Any time you have about 200 gold spare buy extra horses, the cheapest you can find. Lame ones are useful because they are cheap now, but become useful as combat horses once they heal. Try to have at least 1 horse per 5 goods. This will serve to increase your speed, meaning you can venture further afield to carry more exotic goods more effectively while also being more able to escape enemies.
Once you have two or more horses and about 200 gold you should start touring the taverns of Calradia and search for companions skilled in Trade and Path-finding. Give them a horse each (which optimises your map speed) and set off on your adventures. Bear in mind that their skills will stop working if their health falls to 30% or lower, so you may wish to keep them out of combat as much as possible.
If you keep this up you'll become progressively richer, eventually to the point where you can buy out a merchant's entire stock (as long as you have enough points in Inventory Management). Now you can venture further afield more effectively.
You could then expand your trade route like this:
- Praven: Buy Ale
- Khudan: Sell Ale, buy Furs
- Suno: Sell Furs, buy Oil
- Rivacheg: Sell Oil, Buy Meat
- Curaw: Sell Meat, buy Iron
- Sargoth: Sell Iron
- Return to Praven
Keep buying horses with your excess cash. They will optimise your map speed, allowing you to add in the missing towns to your route. Increasing your Path-finding skill will boost your map speed even further.

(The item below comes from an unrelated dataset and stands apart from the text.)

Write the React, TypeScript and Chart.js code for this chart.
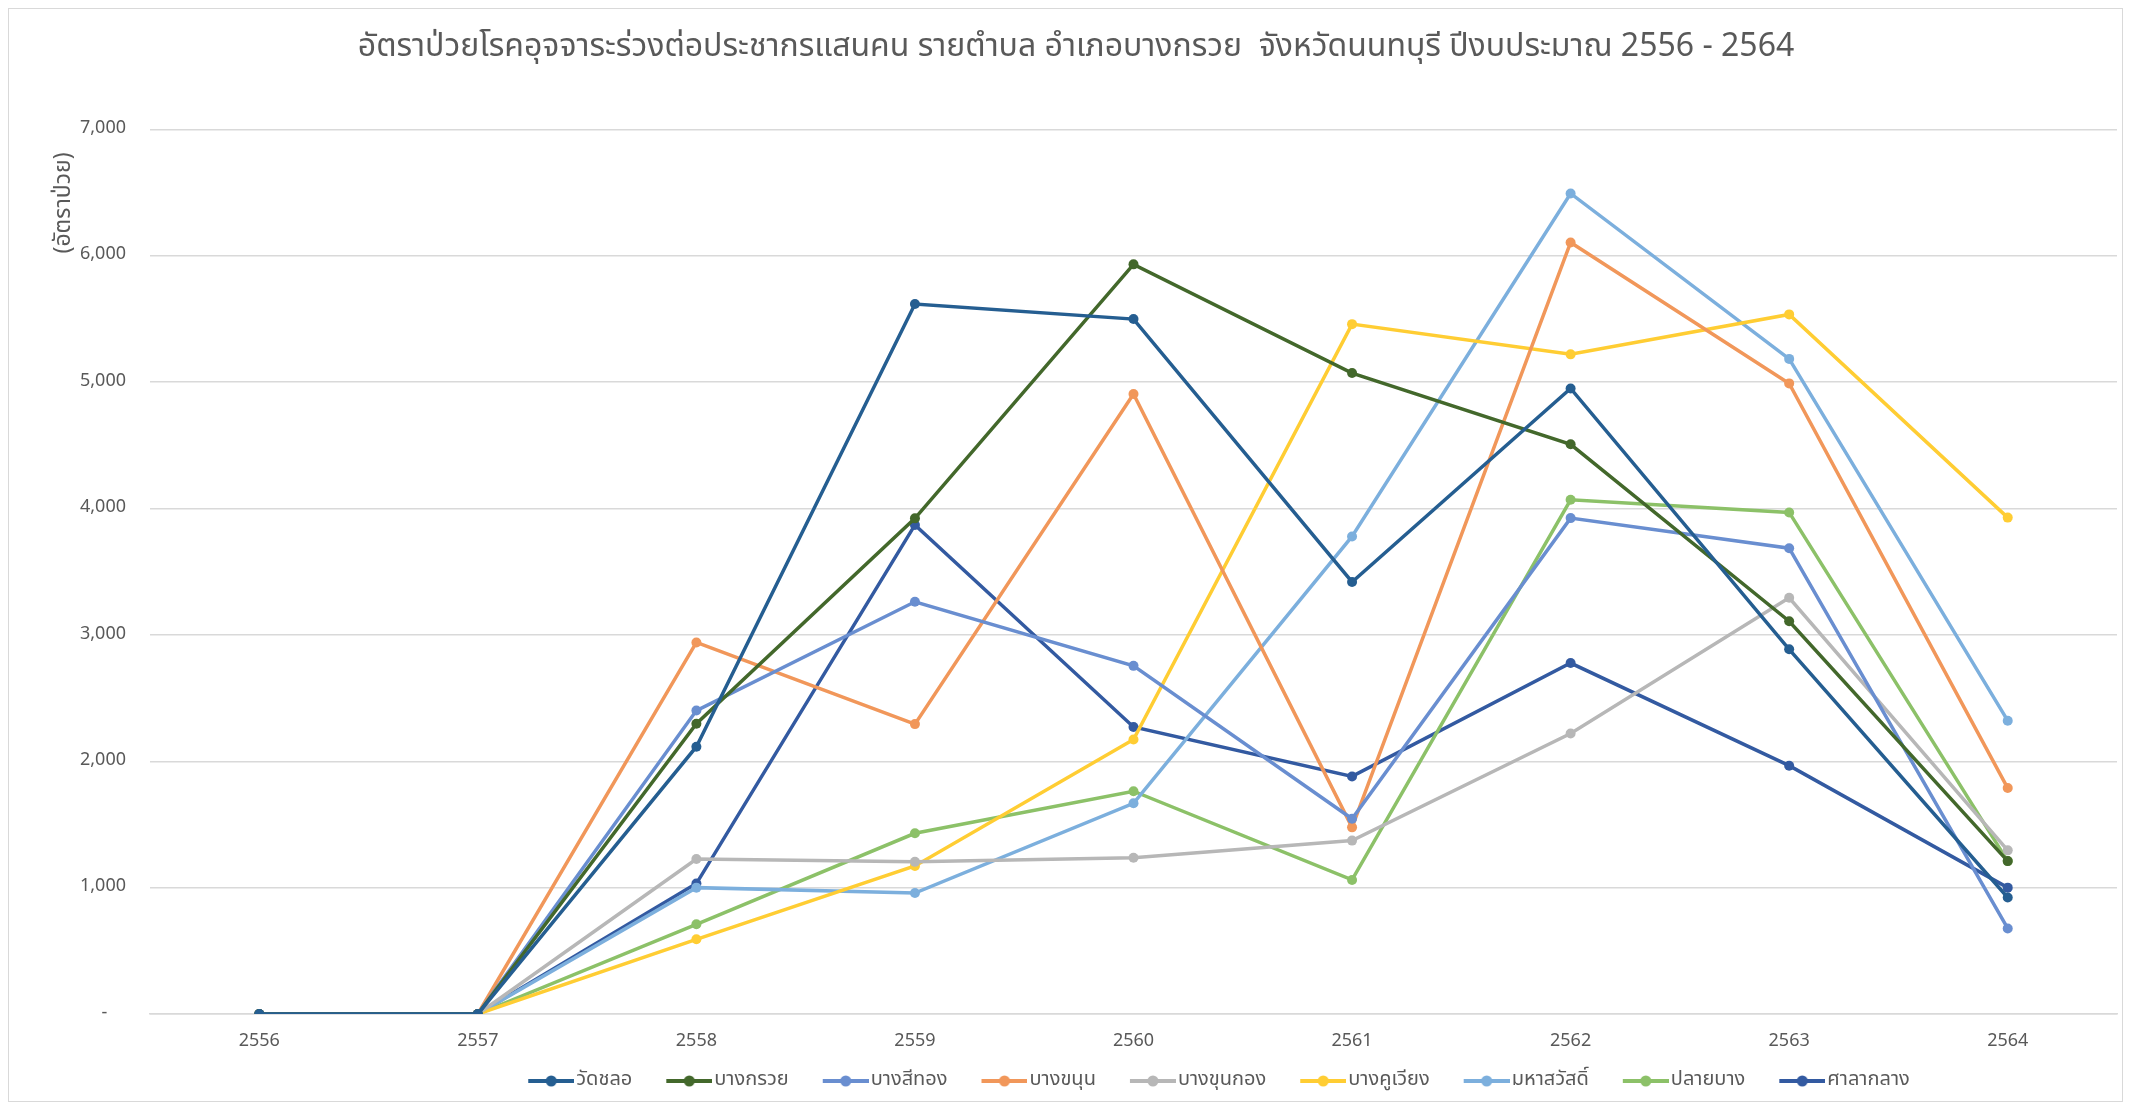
import React, { useEffect, useRef } from "react";
import { Chart, registerables } from "chart.js";

Chart.register(...registerables);

const years = ["2556", "2557", "2558", "2559", "2560", "2561", "2562", "2563", "2564"];

const watChalo = [0, 0, 2115, 5618, 5499, 3419, 4950, 2886, 922];
const bangKruai = [0, 0, 2297, 3922, 5932, 5072, 4508, 3108, 1210];
const bangSithong = [0, 0, 2401, 3262, 2755, 1545, 3924, 3686, 677];
const bangKhanun = [0, 0, 2940, 2294, 4906, 1477, 6105, 4990, 1788];
const bangKhunKong = [0, 0, 1226, 1204, 1237, 1372, 2220, 3294, 1295];
const bangKhuWiang = [0, 0, 591, 1172, 2172, 5459, 5220, 5536, 3928];
const mahaSawat = [0, 0, 1000, 957, 1667, 3779, 6493, 5184, 2321];
const plaiBang = [0, 0, 710, 1430, 1763, 1061, 4069, 3969, 1210];
const salaKlang = [0, 0, 1032, 3870, 2271, 1880, 2777, 1965, 1000];

const seriesNames = ["วัดชลอ", "บางกรวย", "บางสีทอง", "บางขนุน", "บางขุนกอง", "บางคูเวียง", "มหาสวัสดิ์", "ปลายบาง", "ศาลากลาง"];
const seriesData = [watChalo, bangKruai, bangSithong, bangKhanun, bangKhunKong, bangKhuWiang, mahaSawat, plaiBang, salaKlang];
const seriesColors = ["#255E91", "#43682B", "#698ED0", "#F1975A", "#B7B7B7", "#FFCD33", "#7CAFDD", "#8CC168", "#335AA1"];

const yTicks = [0, 1000, 2000, 3000, 4000, 5000, 6000, 7000];

const titleText = "อัตราป่วยโรคอุจจาระร่วงต่อประชากรแสนคน รายตำบล อำเภอบางกรวย  จังหวัดนนทบุรี ปีงบประมาณ 2556 - 2564";
const yTitle = "(อัตราป่วย)";

const FONT = "Tahoma, 'Noto Sans Thai', 'Noto Sans', 'DejaVu Sans', sans-serif";
const TEXT = "#595959";

const LEG_FONT = 20;
const LEG_BOX = 62;
const LEG_PAD = 10;
const LEG_SHIFT = 144;
const TITLE_SHIFT = 13;

function makeMarker(color: string): HTMLCanvasElement {
  // image is drawn centred on the legend box; marker occupies its right part
  const c = document.createElement("canvas");
  c.width = 78;
  c.height = 12;
  const g = c.getContext("2d")!;
  g.strokeStyle = color;
  g.lineWidth = 4;
  g.beginPath();
  g.moveTo(32, 6);
  g.lineTo(78, 6);
  g.stroke();
  g.fillStyle = color;
  g.beginPath();
  g.arc(55, 6, 5.5, 0, Math.PI * 2);
  g.fill();
  return c;
}

const boxShift = {
  id: "boxShift",
  afterLayout(chart: any) {
    const lg = chart.legend;
    if (lg) {
      lg.left += LEG_SHIFT;
      lg.right += LEG_SHIFT;
    }
    const tb = chart.titleBlock;
    if (tb) {
      tb.left += TITLE_SHIFT;
      tb.right += TITLE_SHIFT;
    }
  },
};

export default function App() {
  const ref = useRef<HTMLCanvasElement | null>(null);

  useEffect(() => {
    if (!ref.current) return;
    const markers = seriesColors.map(makeMarker);
    const chart = new Chart(ref.current, {
      type: "line",
      data: {
        labels: years,
        datasets: seriesNames.map((name, i) => ({
          label: name,
          data: seriesData[i],
          borderColor: seriesColors[i],
          backgroundColor: seriesColors[i],
          borderWidth: 3.5,
          pointRadius: 5,
          pointHoverRadius: 5,
          pointBorderWidth: 0,
          tension: 0,
          fill: false,
        })),
      },
      plugins: [boxShift],
      options: {
        animation: false,
        responsive: false,
        maintainAspectRatio: false,
        layout: { padding: { left: 0, right: 5, top: 0, bottom: 0 } },
        plugins: {
          title: {
            display: true,
            text: titleText,
            color: TEXT,
            font: { family: FONT, size: 32, weight: "normal" },
            padding: { top: 21, bottom: 61 },
          },
          legend: {
            position: "bottom",
            labels: {
              color: TEXT,
              font: { family: FONT, size: LEG_FONT },
              usePointStyle: true,
              pointStyleWidth: LEG_BOX,
              boxHeight: 12,
              padding: LEG_PAD,
              generateLabels: (ch: any) =>
                ch.data.datasets.map((ds: any, i: number) => ({
                  text: ds.label,
                  fillStyle: ds.borderColor,
                  strokeStyle: ds.borderColor,
                  lineWidth: 0,
                  pointStyle: markers[i],
                  hidden: false,
                  datasetIndex: i,
                  fontColor: TEXT,
                })),
            },
          },
          tooltip: { enabled: false },
        },
        scales: {
          x: {
            offset: true,
            grid: { display: false, drawTicks: false },
            border: { display: true, color: "#D9D9D9", width: 1.5 },
            ticks: { color: TEXT, font: { family: FONT, size: 18 }, padding: 18 },
            afterFit: (s: any) => {
              s.height = 47;
            },
          },
          y: {
            min: 0,
            max: 7000,
            afterBuildTicks: (s: any) => {
              s.ticks = yTicks.map((v) => ({ value: v }));
            },
            grid: { color: "#D9D9D9", lineWidth: 1.5, drawTicks: false },
            border: { display: false },
            ticks: {
              color: TEXT,
              font: { family: FONT, size: 18 },
              padding: 24,
              callback: (v: any) => (Number(v) === 0 ? "-    " : Number(v).toLocaleString("en-US")),
            },
            title: {
              display: true,
              text: yTitle + "\u2003",
              color: TEXT,
              align: "end",
              font: { family: FONT, size: 23 },
              padding: { top: 43, bottom: 0 },
            },
            afterFit: (s: any) => {
              s.width = 141;
            },
          },
        },
      },
    });
    return () => chart.destroy();
  }, []);

  return (
    <div
      style={{
        width: 2115,
        height: 1094,
        boxSizing: "border-box",
        border: "1px solid #D9D9D9",
        background: "#fff",
      }}
    >
      <canvas ref={ref} width={2113} height={1092} style={{ display: "block" }} />
    </div>
  );
}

An alternate strategy for trade routing is to simply visit every town and village along your path. Instead of travelling Wercheg->Uxhal->Tulga->Wercheg, instead travel Wercheg-> Rivacheg->Reyvadin->Khudan->Curaw->etc. (while stopping at convenient villages along the way). With this strategy, the focus is on buying the goods at the cheapest prices and then holding onto them until you reach a city where prices are higher. In the above example, you could buy really cheap fish in Wercheg and then travel all the way to Uxhal to sell it and buy wheat, or you could stop at Rivacheg and pick-up cheap Wool, and then stop at Reyvadin and pick-up cheap dried meat, and then stop at Khudan and sell a little bit of your wool and pick-up some furs, and then stop at Curaw and sell more wool and sell a little dried meat and buy some iron, and so on. This way you don't waste time traipsing all across the map in order to make your trades and can make a lot more trades in a much shorter time-frame (and thus more money). Furthermore, because this game takes place in the medieval ages finance systems are not well-developed, so merchants can actually run out of money. If you sell too much to a merchant without buying anything 1) the price will drop really quickly, and 2) the merchant won't be able to afford to buy anymore. This is why a rolling trade route makes sense- you are buying and selling at every stop instead of having a start- and an end-point. Also this route makes it much easier to find your companions, tournaments, and book merchants since your hit the cities so much more frequently. The major caveats are that this strategy can slow down your map speed if you don't have very many horses (because your inventory will be very full), it may require lots of inventory management, and it is tricky to acquire such an inventory when dinars are dear.